* **THE EXERCISE**
Set down the full listing exactly as given. Any pictures are to be left out.

<<<<

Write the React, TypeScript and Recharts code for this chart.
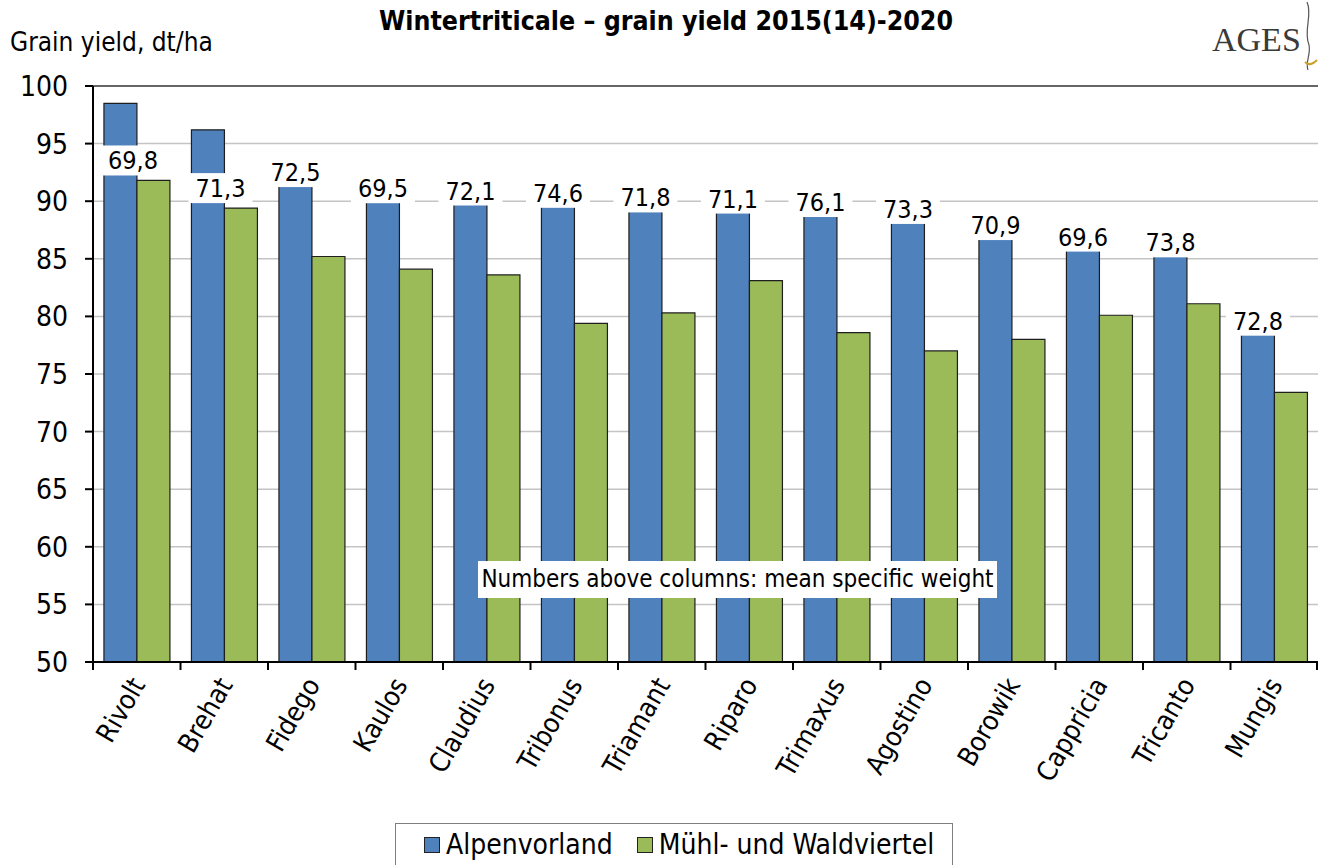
import React from "react";
import {
  Bar,
  BarChart,
  CartesianGrid,
  LabelList,
  ReferenceLine,
  XAxis,
  YAxis,
} from "recharts";

const categories = [
  "Rivolt", "Brehat", "Fidego", "Kaulos", "Claudius", "Tribonus", "Triamant",
  "Riparo", "Trimaxus", "Agostino", "Borowik", "Cappricia", "Tricanto", "Mungis",
];
const alpenvorland = [98.5, 96.2, 91.4, 90.0, 89.8, 89.6, 89.2, 89.1, 88.8, 88.2, 86.8, 85.8, 85.3, 78.5];
const muehlWaldviertel = [91.8, 89.4, 85.2, 84.1, 83.6, 79.4, 80.3, 83.1, 78.6, 77.0, 78.0, 80.1, 81.1, 73.4];
const specificWeight = ["69,8", "71,3", "72,5", "69,5", "72,1", "74,6", "71,8", "71,1", "76,1", "73,3", "70,9", "69,6", "73,8", "72,8"];
const yTicks = [50, 55, 60, 65, 70, 75, 80, 85, 90, 95, 100];

const FONT = "'DejaVu Sans Condensed', 'Noto Sans', sans-serif";
const BLUE = "#4f81bd";
const GREEN = "#9bbb59";
const W = 1318;
const H = 865;
const PLOT_LEFT = 93;
const PLOT_TOP = 86;
const PLOT_BOTTOM = 662;
const X_AXIS_H = 30;
const STEP = (W - PLOT_LEFT) / categories.length;

const data = categories.map((name, i) => ({
  name,
  alpen: alpenvorland[i],
  muehl: muehlWaldviertel[i],
  sw: specificWeight[i],
}));

// tall blue bars get their label over the green bar (as in the original)
const overGreen = (i: number) => alpenvorland[i] > 93;

function WeightBox({ cx, cy, value }: { cx: number; cy: number; value: string }) {
  return (
    <g>
      <rect x={cx - 32} y={cy - 15} width={64} height={30} fill="#fff" />
      <text x={cx} y={cy} dy="0.36em" textAnchor="middle" fontSize={25} fontFamily={FONT} fill="#000">
        {value}
      </text>
    </g>
  );
}

const blueLabel = (props: any) => {
  const { x, y, width, value, index } = props;
  if (overGreen(index)) return null;
  return <WeightBox cx={x + width / 2} cy={y - 13} value={value} />;
};

const greenLabel = (props: any) => {
  const { x, y, index } = props;
  if (!overGreen(index)) return null;
  return <WeightBox cx={x - 4} cy={y - 20} value={specificWeight[index]} />;
};

const CategoryTick = (props: any) => {
  const { x, y, payload, index } = props;
  const left = x - STEP / 2;
  return (
    <g>
      <line x1={left} y1={y} x2={left} y2={y + 8} stroke="#000" strokeWidth={2} />
      {index === categories.length - 1 && (
        <line x1={x + STEP / 2 - 1} y1={y} x2={x + STEP / 2 - 1} y2={y + 8} stroke="#000" strokeWidth={2} />
      )}
      <text
        x={x + 1}
        y={y + 18}
        textAnchor="end"
        dy="0.35em"
        fontSize={27}
        fontFamily={FONT}
        fill="#000"
        transform={`rotate(-60, ${x + 1}, ${y + 18})`}
      >
        {payload.value}
      </text>
    </g>
  );
};

function Swatch({ color }: { color: string }) {
  return (
    <span
      style={{
        display: "inline-block",
        width: 14,
        height: 14,
        background: color,
        border: "1px solid #222",
        marginRight: 6,
      }}
    />
  );
}

export default function App() {
  return (
    <div style={{ position: "absolute", left: 0, top: 0, width: W, height: H, background: "#fff", fontFamily: FONT, overflow: "hidden" }}>
      <div style={{ position: "absolute", left: 0, width: W, top: 5, textAlign: "center", fontSize: 26.5, fontWeight: "bold", paddingLeft: 14, boxSizing: "border-box" }}>
        Wintertriticale – grain yield 2015(14)-2020
      </div>
      <div style={{ position: "absolute", left: 10, top: 27, fontSize: 26 }}>Grain yield, dt/ha</div>
      <div style={{ position: "absolute", left: 1212, top: 21, fontSize: 34, fontFamily: "'Liberation Serif', serif", color: "#3a3a3a" }}>
        AGES
      </div>
      <svg style={{ position: "absolute", left: 1300, top: 0 }} width={18} height={75}>
        <path d="M7 2 C 13 15, 3 30, 9 45 C 11 55, 5 62, 8 70" stroke="#555" strokeWidth={1.2} fill="none" />
        <path d="M5 62 C 9 66, 13 64, 17 60" stroke="#c9a227" strokeWidth={2} fill="none" />
      </svg>

      <BarChart
        width={W}
        height={H}
        data={data}
        margin={{ top: PLOT_TOP, right: 0, left: 0, bottom: H - PLOT_BOTTOM - X_AXIS_H }}
        barCategoryGap="12.5%"
        barGap={0}
      >
        <CartesianGrid vertical={false} stroke="#c4c4c4" strokeWidth={1.5} />
        <XAxis
          dataKey="name"
          height={X_AXIS_H}
          interval={0}
          tickLine={false}
          tickSize={0}
          tickMargin={0}
          axisLine={{ stroke: "#000", strokeWidth: 2 }}
          tick={<CategoryTick />}
        />
        <YAxis
          width={PLOT_LEFT}
          domain={[50, 100]}
          ticks={yTicks}
          interval={0}
          tickSize={8}
          tickMargin={17}
          axisLine={{ stroke: "#000", strokeWidth: 2 }}
          tickLine={{ stroke: "#000", strokeWidth: 2 }}
          tick={{ fontSize: 28, fill: "#000", fontFamily: FONT }}
        />
        <ReferenceLine y={100} stroke="#666" strokeWidth={2} />
        <Bar dataKey="alpen" fill={BLUE} stroke="#1e1e1e" strokeWidth={1.2} isAnimationActive={false}>
          <LabelList dataKey="sw" content={blueLabel} />
        </Bar>
        <Bar dataKey="muehl" fill={GREEN} stroke="#1e1e1e" strokeWidth={1.2} isAnimationActive={false}>
          <LabelList dataKey="sw" content={greenLabel} />
        </Bar>
      </BarChart>

      <div
        style={{
          position: "absolute",
          left: 478,
          top: 561,
          width: 519,
          height: 37,
          lineHeight: "37px",
          background: "#fff",
          textAlign: "center",
          fontSize: 24,
        }}
      >
        Numbers above columns: mean specific weight
      </div>

      <div
        style={{
          position: "absolute",
          left: 395,
          top: 823,
          width: 558,
          height: 50,
          border: "1.5px solid #7f7f7f",
          boxSizing: "border-box",
          display: "flex",
          alignItems: "flex-start",
          paddingTop: 4,
          paddingLeft: 28,
          fontSize: 28,
        }}
      >
        <span style={{ display: "flex", alignItems: "center", marginRight: 24 }}>
          <Swatch color={BLUE} />
          Alpenvorland
        </span>
        <span style={{ display: "flex", alignItems: "center" }}>
          <Swatch color={GREEN} />
          Mühl- und Waldviertel
        </span>
      </div>
    </div>
  );
}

>>>>

* **REPLY**
Write the React, TypeScript and Recharts code for this chart.
import React from "react";
import {
  Bar,
  BarChart,
  CartesianGrid,
  LabelList,
  ReferenceLine,
  XAxis,
  YAxis,
} from "recharts";

const categories = [
  "Rivolt", "Brehat", "Fidego", "Kaulos", "Claudius", "Tribonus", "Triamant",
  "Riparo", "Trimaxus", "Agostino", "Borowik", "Cappricia", "Tricanto", "Mungis",
];
const alpenvorland = [98.5, 96.2, 91.4, 90.0, 89.8, 89.6, 89.2, 89.1, 88.8, 88.2, 86.8, 85.8, 85.3, 78.5];
const muehlWaldviertel = [91.8, 89.4, 85.2, 84.1, 83.6, 79.4, 80.3, 83.1, 78.6, 77.0, 78.0, 80.1, 81.1, 73.4];
const specificWeight = ["69,8", "71,3", "72,5", "69,5", "72,1", "74,6", "71,8", "71,1", "76,1", "73,3", "70,9", "69,6", "73,8", "72,8"];
const yTicks = [50, 55, 60, 65, 70, 75, 80, 85, 90, 95, 100];

const FONT = "'DejaVu Sans Condensed', 'Noto Sans', sans-serif";
const BLUE = "#4f81bd";
const GREEN = "#9bbb59";
const W = 1318;
const H = 865;
const PLOT_LEFT = 93;
const PLOT_TOP = 86;
const PLOT_BOTTOM = 662;
const X_AXIS_H = 30;
const STEP = (W - PLOT_LEFT) / categories.length;

const data = categories.map((name, i) => ({
  name,
  alpen: alpenvorland[i],
  muehl: muehlWaldviertel[i],
  sw: specificWeight[i],
}));

// tall blue bars get their label over the green bar (as in the original)
const overGreen = (i: number) => alpenvorland[i] > 93;

function WeightBox({ cx, cy, value }: { cx: number; cy: number; value: string }) {
  return (
    <g>
      <rect x={cx - 32} y={cy - 15} width={64} height={30} fill="#fff" />
      <text x={cx} y={cy} dy="0.36em" textAnchor="middle" fontSize={25} fontFamily={FONT} fill="#000">
        {value}
      </text>
    </g>
  );
}

const blueLabel = (props: any) => {
  const { x, y, width, value, index } = props;
  if (overGreen(index)) return null;
  return <WeightBox cx={x + width / 2} cy={y - 13} value={value} />;
};

const greenLabel = (props: any) => {
  const { x, y, index } = props;
  if (!overGreen(index)) return null;
  return <WeightBox cx={x - 4} cy={y - 20} value={specificWeight[index]} />;
};

const CategoryTick = (props: any) => {
  const { x, y, payload, index } = props;
  const left = x - STEP / 2;
  return (
    <g>
      <line x1={left} y1={y} x2={left} y2={y + 8} stroke="#000" strokeWidth={2} />
      {index === categories.length - 1 && (
        <line x1={x + STEP / 2 - 1} y1={y} x2={x + STEP / 2 - 1} y2={y + 8} stroke="#000" strokeWidth={2} />
      )}
      <text
        x={x + 1}
        y={y + 18}
        textAnchor="end"
        dy="0.35em"
        fontSize={27}
        fontFamily={FONT}
        fill="#000"
        transform={`rotate(-60, ${x + 1}, ${y + 18})`}
      >
        {payload.value}
      </text>
    </g>
  );
};

function Swatch({ color }: { color: string }) {
  return (
    <span
      style={{
        display: "inline-block",
        width: 14,
        height: 14,
        background: color,
        border: "1px solid #222",
        marginRight: 6,
      }}
    />
  );
}

export default function App() {
  return (
    <div style={{ position: "absolute", left: 0, top: 0, width: W, height: H, background: "#fff", fontFamily: FONT, overflow: "hidden" }}>
      <div style={{ position: "absolute", left: 0, width: W, top: 5, textAlign: "center", fontSize: 26.5, fontWeight: "bold", paddingLeft: 14, boxSizing: "border-box" }}>
        Wintertriticale – grain yield 2015(14)-2020
      </div>
      <div style={{ position: "absolute", left: 10, top: 27, fontSize: 26 }}>Grain yield, dt/ha</div>
      <div style={{ position: "absolute", left: 1212, top: 21, fontSize: 34, fontFamily: "'Liberation Serif', serif", color: "#3a3a3a" }}>
        AGES
      </div>
      <svg style={{ position: "absolute", left: 1300, top: 0 }} width={18} height={75}>
        <path d="M7 2 C 13 15, 3 30, 9 45 C 11 55, 5 62, 8 70" stroke="#555" strokeWidth={1.2} fill="none" />
        <path d="M5 62 C 9 66, 13 64, 17 60" stroke="#c9a227" strokeWidth={2} fill="none" />
      </svg>

      <BarChart
        width={W}
        height={H}
        data={data}
        margin={{ top: PLOT_TOP, right: 0, left: 0, bottom: H - PLOT_BOTTOM - X_AXIS_H }}
        barCategoryGap="12.5%"
        barGap={0}
      >
        <CartesianGrid vertical={false} stroke="#c4c4c4" strokeWidth={1.5} />
        <XAxis
          dataKey="name"
          height={X_AXIS_H}
          interval={0}
          tickLine={false}
          tickSize={0}
          tickMargin={0}
          axisLine={{ stroke: "#000", strokeWidth: 2 }}
          tick={<CategoryTick />}
        />
        <YAxis
          width={PLOT_LEFT}
          domain={[50, 100]}
          ticks={yTicks}
          interval={0}
          tickSize={8}
          tickMargin={17}
          axisLine={{ stroke: "#000", strokeWidth: 2 }}
          tickLine={{ stroke: "#000", strokeWidth: 2 }}
          tick={{ fontSize: 28, fill: "#000", fontFamily: FONT }}
        />
        <ReferenceLine y={100} stroke="#666" strokeWidth={2} />
        <Bar dataKey="alpen" fill={BLUE} stroke="#1e1e1e" strokeWidth={1.2} isAnimationActive={false}>
          <LabelList dataKey="sw" content={blueLabel} />
        </Bar>
        <Bar dataKey="muehl" fill={GREEN} stroke="#1e1e1e" strokeWidth={1.2} isAnimationActive={false}>
          <LabelList dataKey="sw" content={greenLabel} />
        </Bar>
      </BarChart>

      <div
        style={{
          position: "absolute",
          left: 478,
          top: 561,
          width: 519,
          height: 37,
          lineHeight: "37px",
          background: "#fff",
          textAlign: "center",
          fontSize: 24,
        }}
      >
        Numbers above columns: mean specific weight
      </div>

      <div
        style={{
          position: "absolute",
          left: 395,
          top: 823,
          width: 558,
          height: 50,
          border: "1.5px solid #7f7f7f",
          boxSizing: "border-box",
          display: "flex",
          alignItems: "flex-start",
          paddingTop: 4,
          paddingLeft: 28,
          fontSize: 28,
        }}
      >
        <span style={{ display: "flex", alignItems: "center", marginRight: 24 }}>
          <Swatch color={BLUE} />
          Alpenvorland
        </span>
        <span style={{ display: "flex", alignItems: "center" }}>
          <Swatch color={GREEN} />
          Mühl- und Waldviertel
        </span>
      </div>
    </div>
  );
}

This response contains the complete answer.